Fuks had Russian citizenship, but in June 2021, he indicated that he had renounced it. Fuks claims that in 2017, he had handed over his Russian passport at the consular department of the Russian Embassy in Ukraine.

== Philanthropy ==
Fuks has regularly aided Kharkiv, having taken part in the restoration of the Kharkiv Philharmonic Society and construction of the Church of the Holy Queen Tamara and a monument to the mythical founder of Kharkiv, cossack Kharko.

He has supported athletes, including giving Ukrainian freestyle skier Oleksandr Abramenko and his mentor and senior coach of the Ukrainian national team, Enver Ablaev, certificates for 50 thousand dollars each for their achievements in Pyeongchang at the XXIII Olympic Winter Games.

=== Babi Yar Holocaust Memorial Center ===

Fuks was the co-organizer of the construction of the Babyn Yar Holocaust Memorial Center, which was projected to cost an estimated US$50 to 100 million. According to Fuks, the structure of the memorial will include educational programs, a research center and a museum.

On 19 March 2017, the supervisory board of the Memorial Center for the Holocaust "Babi Yar" was established, and included Pavel Fuks, the Mayor of Kyiv Vitali Klitschko and his brother, the professional boxer Wladimir Klitschko. The board also included the shareholders of the consortium "Alfa Group" Mikhail Fridman and German Khan, among others.

Critics of the project, such as Ukrainian Jewish dissident, leader and president of Association of Jewish Communities of Ukraine, Yosyf Zisels, characterized the project as a Russian Trojan Horse. In 2021, after the levying of sanctions by the National Security Council of Ukraine against Pavel Fuks for his role in illegally obtaining licenses for the extraction of minerals from Ukraine, the Babi Yar Supervisory Council announced that he had temporarily left the supervisory board with plans to return if the sanctions get lifted.

== Awards ==
On August 6, 2014, the Kharkiv City Council awarded the title of “Honorary Citizen of Kharkiv” to two Russian citizens - Pavel Fuks and businessman and senator Alexander Shishkin, who supported Russia's annexation of Crimea and military invasion of Ukraine. Both were nominated by the then pro-Russian mayor of Kharkiv, Hennadiy Kernes, at the suggestion of the Moscow Patriarchate Church as patrons of the construction of its churches in Kharkiv.

The decision of the city council was made despite protests from the public, which picketed its meetings, due to the fact that most of the deputies belonged to the faction of the pro-Russian Party of Regions, which was later banned in Ukraine. After the failed vote to exclude the Russians from the list of honorary citizens, the opposition in the Kharkiv City Council appealed the awarding of the title to Fuks and Shishkin to the prosecutor's office.

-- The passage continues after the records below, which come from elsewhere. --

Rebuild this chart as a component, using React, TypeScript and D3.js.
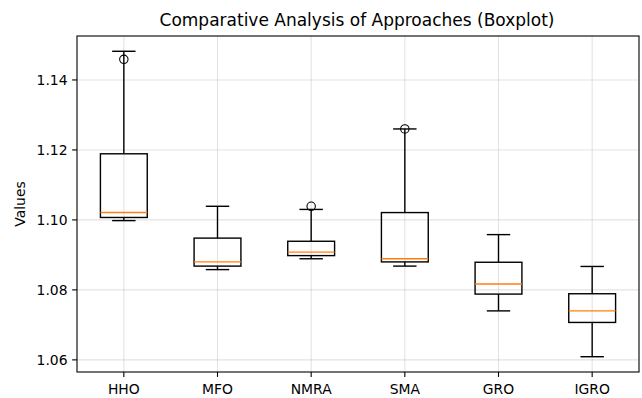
import React from "react";
import * as d3 from "d3";

const categories = ["HHO", "MFO", "NMRA", "SMA", "GRO", "IGRO"];
const whiskerLow = [1.0998, 1.0858, 1.0889, 1.0868, 1.0740, 1.0609];
const q1 = [1.1007, 1.0868, 1.0898, 1.0880, 1.0788, 1.0707];
const medians = [1.1021, 1.0880, 1.0908, 1.0889, 1.0817, 1.0740];
const q3 = [1.1189, 1.0948, 1.0939, 1.1021, 1.0879, 1.0789];
const whiskerHigh = [1.1482, 1.1039, 1.1030, 1.1260, 1.0958, 1.0867];
const outliers: number[][] = [[1.1459], [], [1.1039], [1.1260], [], []];
const yTicks = [1.06, 1.08, 1.10, 1.12, 1.14];

const W = 642, H = 398;
const L = 77, R = 639, T = 36, B = 372;
const FONT = "'DejaVu Sans', sans-serif";

export default function App() {
  const x = d3.scaleLinear().domain([0.5, categories.length + 0.5]).range([L, R]);
  const allVals = [...whiskerLow, ...whiskerHigh, ...outliers.flat()];
  const lo = d3.min(allVals)!, hi = d3.max(allVals)!;
  const m = (hi - lo) * 0.05;
  const y = d3.scaleLinear().domain([lo - m, hi + m]).range([B, T]);
  const boxW = x(1.5) - x(1);
  const capW = boxW / 2;
  const grid = "rgba(176,176,176,0.35)";
  return (
    <svg width={W} height={H} style={{ position: "absolute", left: 0, top: 0, background: "#fff" }}>
      <rect x={0} y={0} width={W} height={H} fill="#fff" />
      {yTicks.map((t) => (
        <line key={"gy" + t} x1={L} x2={R} y1={y(t)} y2={y(t)} stroke={grid} strokeWidth={1.1} />
      ))}
      {categories.map((c, i) => (
        <line key={"gx" + c} x1={x(i + 1)} x2={x(i + 1)} y1={T} y2={B} stroke={grid} strokeWidth={1.1} />
      ))}
      {categories.map((c, i) => {
        const cx = x(i + 1);
        return (
          <g key={c} fill="none" stroke="#000" strokeWidth={1.4}>
            <line x1={cx} x2={cx} y1={y(whiskerLow[i])} y2={y(q1[i])} />
            <line x1={cx} x2={cx} y1={y(q3[i])} y2={y(whiskerHigh[i])} />
            <line x1={cx - capW / 2} x2={cx + capW / 2} y1={y(whiskerLow[i])} y2={y(whiskerLow[i])} />
            <line x1={cx - capW / 2} x2={cx + capW / 2} y1={y(whiskerHigh[i])} y2={y(whiskerHigh[i])} />
            <rect x={cx - boxW / 2} y={y(q3[i])} width={boxW} height={y(q1[i]) - y(q3[i])} />
            <line x1={cx - boxW / 2} x2={cx + boxW / 2} y1={y(medians[i])} y2={y(medians[i])} stroke="#ff7f0e" strokeWidth={1.4} />
            {outliers[i].map((o, j) => (
              <circle key={j} cx={cx} cy={y(o)} r={4.2} fill="none" stroke="#000" strokeWidth={1.1} />
            ))}
          </g>
        );
      })}
      <rect x={L} y={T} width={R - L} height={B - T} fill="none" stroke="#000" strokeWidth={1.1} />
      {yTicks.map((t) => (
        <g key={"ty" + t}>
          <line x1={L - 4.9} x2={L} y1={y(t)} y2={y(t)} stroke="#000" strokeWidth={1.1} />
          <text x={L - 9.5} y={y(t)} dy="0.35em" textAnchor="end" fontFamily={FONT} fontSize={13.9} fill="#000">
            {t.toFixed(2)}
          </text>
        </g>
      ))}
      {categories.map((c, i) => (
        <g key={"tx" + c}>
          <line x1={x(i + 1)} x2={x(i + 1)} y1={B} y2={B + 4.9} stroke="#000" strokeWidth={1.1} />
          <text x={x(i + 1)} y={394} textAnchor="middle" fontFamily={FONT} fontSize={13.9} fill="#000">
            {c}
          </text>
        </g>
      ))}
      <text transform={`translate(25,${(T + B) / 2}) rotate(-90)`} textAnchor="middle" fontFamily={FONT} fontSize={13.9} fill="#000">
        Values
      </text>
      <text x={357} y={25.5} textAnchor="middle" fontFamily={FONT} fontSize={17} fill="#000">
        Comparative Analysis of Approaches (Boxplot)
      </text>
    </svg>
  );
}
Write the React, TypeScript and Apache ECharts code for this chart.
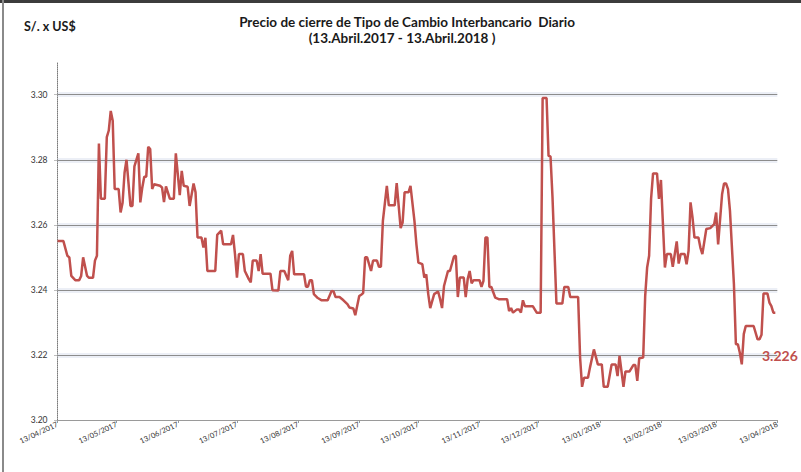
import React, { useEffect, useRef } from "react";
import * as echarts from "echarts";

const dates: string[] = [
  "2017-04-13","2017-04-16","2017-04-18","2017-04-19","2017-04-20","2017-04-22","2017-04-24","2017-04-25","2017-04-26","2017-04-28",
  "2017-04-29","2017-05-01","2017-05-02","2017-05-03","2017-05-04","2017-05-05","2017-05-07","2017-05-08","2017-05-09","2017-05-10",
  "2017-05-11","2017-05-12","2017-05-14","2017-05-15","2017-05-16","2017-05-17","2017-05-18","2017-05-20","2017-05-21","2017-05-22",
  "2017-05-24","2017-05-25","2017-05-26","2017-05-27","2017-05-28","2017-05-29","2017-05-30","2017-05-31","2017-06-01","2017-06-04",
  "2017-06-05","2017-06-06","2017-06-07","2017-06-09","2017-06-11","2017-06-12","2017-06-14","2017-06-15","2017-06-16","2017-06-18",
  "2017-06-19","2017-06-21","2017-06-22","2017-06-23","2017-06-25","2017-06-26","2017-06-27","2017-06-28","2017-07-02","2017-07-03",
  "2017-07-05","2017-07-06","2017-07-10","2017-07-11","2017-07-12","2017-07-13","2017-07-14","2017-07-16","2017-07-17","2017-07-19",
  "2017-07-20","2017-07-21","2017-07-23","2017-07-24","2017-07-25","2017-07-26","2017-07-30","2017-07-31","2017-08-03","2017-08-04",
  "2017-08-06","2017-08-08","2017-08-09","2017-08-10","2017-08-11","2017-08-13","2017-08-16","2017-08-17","2017-08-18","2017-08-19",
  "2017-08-20","2017-08-21","2017-08-23","2017-08-25","2017-08-28","2017-08-30","2017-08-31","2017-09-01","2017-09-03","2017-09-05",
  "2017-09-07","2017-09-08","2017-09-10","2017-09-11","2017-09-13","2017-09-14","2017-09-15","2017-09-16","2017-09-17","2017-09-19",
  "2017-09-20","2017-09-22","2017-09-23","2017-09-24","2017-09-25","2017-09-27","2017-09-28","2017-10-01","2017-10-02","2017-10-04",
  "2017-10-05","2017-10-06","2017-10-08","2017-10-09","2017-10-11","2017-10-12","2017-10-13","2017-10-15","2017-10-16","2017-10-17",
  "2017-10-18","2017-10-19","2017-10-21","2017-10-23","2017-10-24","2017-10-25","2017-10-26","2017-10-28","2017-10-29","2017-10-31",
  "2017-11-01","2017-11-02","2017-11-03","2017-11-05","2017-11-06","2017-11-07","2017-11-08","2017-11-09","2017-11-10","2017-11-13",
  "2017-11-14","2017-11-15","2017-11-16","2017-11-17","2017-11-18","2017-11-19","2017-11-21","2017-11-23","2017-11-27","2017-11-28",
  "2017-11-29","2017-11-30","2017-12-02","2017-12-03","2017-12-04","2017-12-05","2017-12-06","2017-12-10","2017-12-11","2017-12-12",
  "2017-12-14","2017-12-15","2017-12-17","2017-12-18","2017-12-19","2017-12-20","2017-12-22","2017-12-25","2017-12-26","2017-12-28",
  "2017-12-29","2018-01-02","2018-01-03","2018-01-04","2018-01-05","2018-01-07","2018-01-08","2018-01-10","2018-01-12","2018-01-14",
  "2018-01-15","2018-01-17","2018-01-19","2018-01-21","2018-01-22","2018-01-23","2018-01-25","2018-01-26","2018-01-28","2018-01-30",
  "2018-01-31","2018-02-01","2018-02-02","2018-02-04","2018-02-05","2018-02-06","2018-02-07","2018-02-08","2018-02-09","2018-02-11",
  "2018-02-12","2018-02-13","2018-02-15","2018-02-16","2018-02-18","2018-02-19","2018-02-21","2018-02-22","2018-02-23","2018-02-25",
  "2018-02-26","2018-02-27","2018-02-28","2018-03-01","2018-03-02","2018-03-04","2018-03-05","2018-03-06","2018-03-08","2018-03-10",
  "2018-03-12","2018-03-13","2018-03-14","2018-03-16","2018-03-17","2018-03-18","2018-03-19","2018-03-20","2018-03-22","2018-03-23",
  "2018-03-24","2018-03-25","2018-03-26","2018-03-27","2018-03-28","2018-04-01","2018-04-03","2018-04-04","2018-04-05","2018-04-06",
  "2018-04-08","2018-04-09","2018-04-10","2018-04-11","2018-04-12",
];

const values: number[] = [
  3.255,3.255,3.2505,3.250,3.2443,3.243,3.243,3.2443,3.250,3.2443,
  3.2437,3.2437,3.249,3.2505,3.285,3.268,3.268,3.287,3.289,3.295,
  3.292,3.271,3.271,3.2638,3.2668,3.276,3.280,3.2658,3.2658,3.278,
  3.282,3.2669,3.2715,3.2748,3.2748,3.284,3.2833,3.271,3.2725,3.272,
  3.2715,3.267,3.2718,3.268,3.268,3.282,3.2691,3.2766,3.272,3.2717,
  3.2658,3.2727,3.270,3.2561,3.2561,3.253,3.256,3.2458,3.2458,3.2569,
  3.2582,3.254,3.254,3.2569,3.251,3.2438,3.251,3.251,3.2458,3.2433,
  3.2423,3.249,3.249,3.2458,3.251,3.245,3.245,3.2399,3.2398,3.2458,
  3.2458,3.243,3.2505,3.252,3.2448,3.2448,3.2448,3.241,3.241,3.243,
  3.243,3.2387,3.2375,3.2368,3.2368,3.2397,3.2395,3.2378,3.2378,3.2368,
  3.2356,3.2346,3.2343,3.2322,3.2381,3.2385,3.239,3.250,3.250,3.2458,
  3.249,3.249,3.2471,3.2471,3.2612,3.272,3.266,3.266,3.2728,3.259,
  3.2607,3.270,3.270,3.272,3.2612,3.254,3.2484,3.2479,3.2438,3.2448,
  3.2387,3.2344,3.2387,3.2395,3.2372,3.2344,3.2412,3.2458,3.2458,3.2502,
  3.2505,3.2378,3.2438,3.2438,3.2378,3.2433,3.2458,3.242,3.243,3.243,
  3.2409,3.2428,3.2561,3.2561,3.2409,3.2409,3.2376,3.2371,3.2371,3.2335,
  3.2344,3.233,3.234,3.234,3.233,3.2368,3.235,3.235,3.234,3.233,
  3.233,3.299,3.299,3.2812,3.281,3.2686,3.2358,3.2358,3.2409,3.2409,
  3.2378,3.2378,3.2192,3.2102,3.213,3.213,3.2161,3.2217,3.2171,3.2171,
  3.2102,3.2102,3.2171,3.2171,3.2135,3.2197,3.2102,3.2149,3.2149,3.2169,
  3.2169,3.212,3.219,3.2192,3.238,3.2469,3.2505,3.268,3.2758,3.2758,
  3.268,3.2738,3.2469,3.251,3.251,3.2471,3.2549,3.2481,3.251,3.251,
  3.2479,3.252,3.2669,3.2623,3.2561,3.2561,3.253,3.251,3.2587,3.259,
  3.2602,3.2638,3.254,3.2694,3.2727,3.2727,3.271,3.2643,3.2418,3.2233,
  3.2233,3.2207,3.2171,3.2264,3.2289,3.2289,3.2248,3.2248,3.2262,3.2389,
  3.2389,3.2361,3.235,3.233,3.233,
];

const tickDates: string[] = [
  "2017-04-13","2017-05-13","2017-06-13","2017-07-13","2017-08-13","2017-09-13","2017-10-13",
  "2017-11-13","2017-12-13","2018-01-13","2018-02-13","2018-03-13","2018-04-13",
];

const yTicks: number[] = [3.2, 3.22, 3.24, 3.26, 3.28, 3.3];

const titleLine1 = "Precio de cierre de Tipo de Cambio Interbancario  Diario";
const titleLine2 = "(13.Abril.2017 - 13.Abril.2018 )";
const unitLabel = "S/. x US$";
const lastLabel = "3.226";

const toTs = (s: string) => {
  const [y, m, d] = s.split("-").map(Number);
  return Date.UTC(y, m - 1, d);
};
const pad = (n: number) => (n < 10 ? "0" + n : "" + n);

export default function App() {
  const ref = useRef<HTMLDivElement>(null);
  useEffect(() => {
    if (!ref.current) return;
    const chart = echarts.init(ref.current, null, { renderer: "svg" });
    const tickTs = tickDates.map(toTs);
    const font = "Lato, 'Open Sans', sans-serif";
    const gridValues = yTicks.slice(1);
    chart.setOption({
      animation: false,
      backgroundColor: "#ffffff",
      grid: { left: 57.5, right: 23.7, top: 62.2, bottom: 52, containLabel: false },
      xAxis: {
        type: "value",
        min: tickTs[0],
        max: tickTs[tickTs.length - 1],
        axisLine: { show: true, lineStyle: { color: "#9a9a9a", width: 1 } },
        axisTick: { show: true, length: 3, customValues: tickTs, lineStyle: { color: "#9a9a9a" } },
        axisLabel: {
          customValues: tickTs,
          rotate: 25,
          fontSize: 7.5,
          margin: 4,
          color: "#333",
          fontFamily: font,
          hideOverlap: false,
          formatter: (v: number) => {
            const d = new Date(v);
            return pad(d.getUTCDate()) + "/" + pad(d.getUTCMonth() + 1) + "/" + d.getUTCFullYear();
          },
        },
        splitLine: { show: false },
      },
      yAxis: {
        type: "value",
        min: 3.2,
        max: 3.31,
        axisLine: { show: true, lineStyle: { color: "#7a7a7a", type: "dotted", width: 1 } },
        axisTick: { show: true, length: 3, customValues: yTicks, lineStyle: { color: "#7a7a7a", type: "dotted" } },
        axisLabel: {
          customValues: yTicks,
          fontSize: 8.5,
          color: "#333",
          margin: 10,
          fontFamily: font,
          formatter: (v: number) => v.toFixed(2),
        },
        splitLine: { show: false },
      },
      series: [
        {
          type: "line",
          data: [],
          silent: true,
          z: 1,
          markLine: {
            silent: true,
            symbol: "none",
            z: 1,
            label: { show: false },
            lineStyle: { color: "rgba(208,216,232,0.4)", width: 5, type: "solid" },
            data: gridValues.map((v) => ({ yAxis: v })),
          },
        },
        {
          type: "line",
          data: [],
          silent: true,
          z: 1,
          markLine: {
            silent: true,
            symbol: "none",
            z: 1,
            label: { show: false },
            lineStyle: { color: "#8c8c8c", width: 1, type: "solid" },
            data: gridValues.map((v) => ({ yAxis: v })),
          },
        },
        {
          type: "line",
          z: 10,
          data: dates.map((d, i) => [toTs(d), values[i]]),
          showSymbol: false,
          symbol: "none",
          lineStyle: { color: "#C0504D", width: 2.5 },
          itemStyle: { color: "#C0504D" },
        },
      ],
      graphic: [
        { type: "rect", shape: { x: 0, y: 0, width: 801, height: 3 }, style: { fill: "#3c3c3c" } },
        { type: "rect", shape: { x: 2, y: 0, width: 2, height: 472 }, style: { fill: "#8a8a8a" } },
        {
          type: "text",
          x: 24,
          y: 20,
          style: { text: unitLabel, font: `bold 12.5px ${font}`, fill: "#1a1a1a" },
        },
        {
          type: "text",
          x: 407,
          y: 15,
          style: { text: titleLine1, font: `bold 13.5px ${font}`, fill: "#1a1a1a", textAlign: "center" },
        },
        {
          type: "text",
          x: 402,
          y: 31,
          style: { text: titleLine2, font: `bold 13.5px ${font}`, fill: "#1a1a1a", textAlign: "center" },
        },
        {
          type: "text",
          x: 762,
          y: 348,
          z: 20,
          style: { text: lastLabel, font: `bold 14px ${font}`, fill: "#C0504D" },
        },
      ],
    });
    return () => chart.dispose();
  }, []);
  return (
    <div
      ref={ref}
      style={{ position: "fixed", left: 0, top: 0, width: 801, height: 472, background: "#fff" }}
    />
  );
}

Following a protest by the Kharkiv prosecutor, the decision of the Kharkiv City Council was first suspended and then canceled in court. However, in December 2014, the city council won the appeal. The legal proceedings lasted for several years, and after Fuks became a Ukrainian citizen, they began to concern only Shishkin.

In August 2023, Kharkiv Mayor Ihor Terekhov, in response to public criticism, agreed that the list of honorary citizens of the city should be revised. However, "in times of war", he said, a discussion about this was "impossible and unnecessary". At the same time, the Kharkiv City Council refused to publish information on the awarding of scholarships to "honorary citizens". After that, Pavlo Fuks released a statement saying that he had never received funds from the city budget in the status of an "Honorary Citizen of Kharkiv". However, this information can be neither proved nor disproved.

He also has a number of awards from different Ukrainian military and intelligence services (SBU, GUR, UAF, and National Guardian brigades, etc.) for regular donations.